You have several things in the working, whether or not they're in active work in progress. Do you have any ideas for those? Judging from their descriptions on your website, they sound interesting. The first really grabbed my attention.
When a prince tries to help a mysterious young woman, he unwittingly upsets the long-laid plans of her power-hungry fiancé.
Sounds like a story told from the point of view of the men, instead of the typical “girl in the center of things” fairy tale. Just from this, in my opinion it sounds humorously promising. Looking forward to seeing some of it.
Suzanne: Originally, yes, it started from the man’s point of view, but with that recent breakthrough I mentioned earlier we sort of switched the series around to feature the heroes, heroines, antagonists, and antiheros equally, almost so that you can’t tell which is which. This new development was intended to make all the characters seem more realistic, instead of their simply playing the part of an assigned role (the villain is always maliciously evil, the hero is always irreproachably moral, etc.).
Marie: I like to think that we're giving the characters more depth…that we're giving the villain a reason to hate the protagonist not just being mindlessly and stupidly evil. We're trying to come up with a reason for everyone's actions, however rational or irrational. Nobody's perfect, and we want to portray that in our characters.
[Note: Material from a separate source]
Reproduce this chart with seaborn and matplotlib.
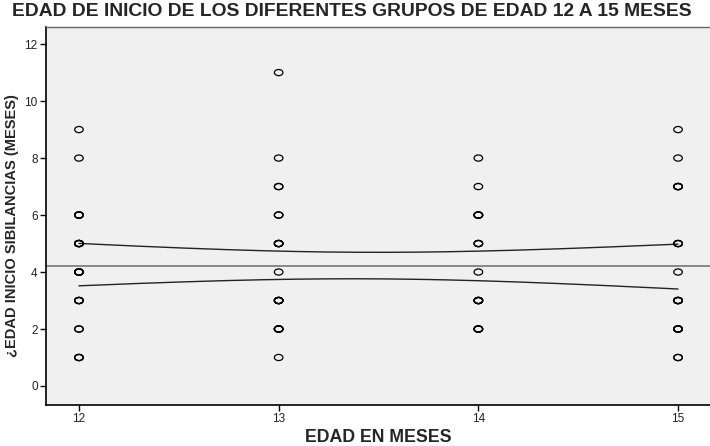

Suzanne: One thing I’m hoping to stray away from in our books is the horrid depiction of women in literature/entertainment today. The feminists, in an attempt to stray away from meek and mild-mannered pushover female characters, have insisted that we have “strong” women, which creates the nauseating Strong Female Character. Essentially, this SFC is a male personality in a female body. We don’t just want our girls to be strong: we want them to be witty, fragile, vain, vengeful, scarred, manipulative, resourceful, vivacious, clever, spoiled, passionate…whatever their story demands. We want them to be real girls who aren’t afraid to pick up a sword or go have a good cry, who love to get in a pretty dress but are willing to get down and dirty if they have to.
Individually, do you two have plans for future writing?
Marie: For my part, probably not. I'm not making any promises though. Who knows what strange thought may pop into my head that is just begging to be written? I will say, we do have plenty of stories--other than the Thíortha Chronicles--that we have plans of writing together.
Suzanne: I would really like to go back and finish my Darkstar trilogy some day, but I might get Marie to help me with that. Not sure yet. Also, I have plans to do a set of serial short stories (almost like a TV series, but in book form) set within the Darkstar universe that revolves around a popular woman’s singing group and their orchestra that travels with them. That’s way off in the future, though.
Where else can we find you?
Marie: You can find us online at the following places:
Our website/blog: http://mariezanne.wordpress.com/ (we post every Friday)
Any other news you'd like to share?
Suzanne: Our plan right now to get Poisoned published by October of this year. We are looking for a cover artist, by the way.
Thank you so much guys! It was fun, and we have a lot to look forward to. Thanks for taking the time. And expect for me to beg for another interview in the future. Can't wait to see how things progress!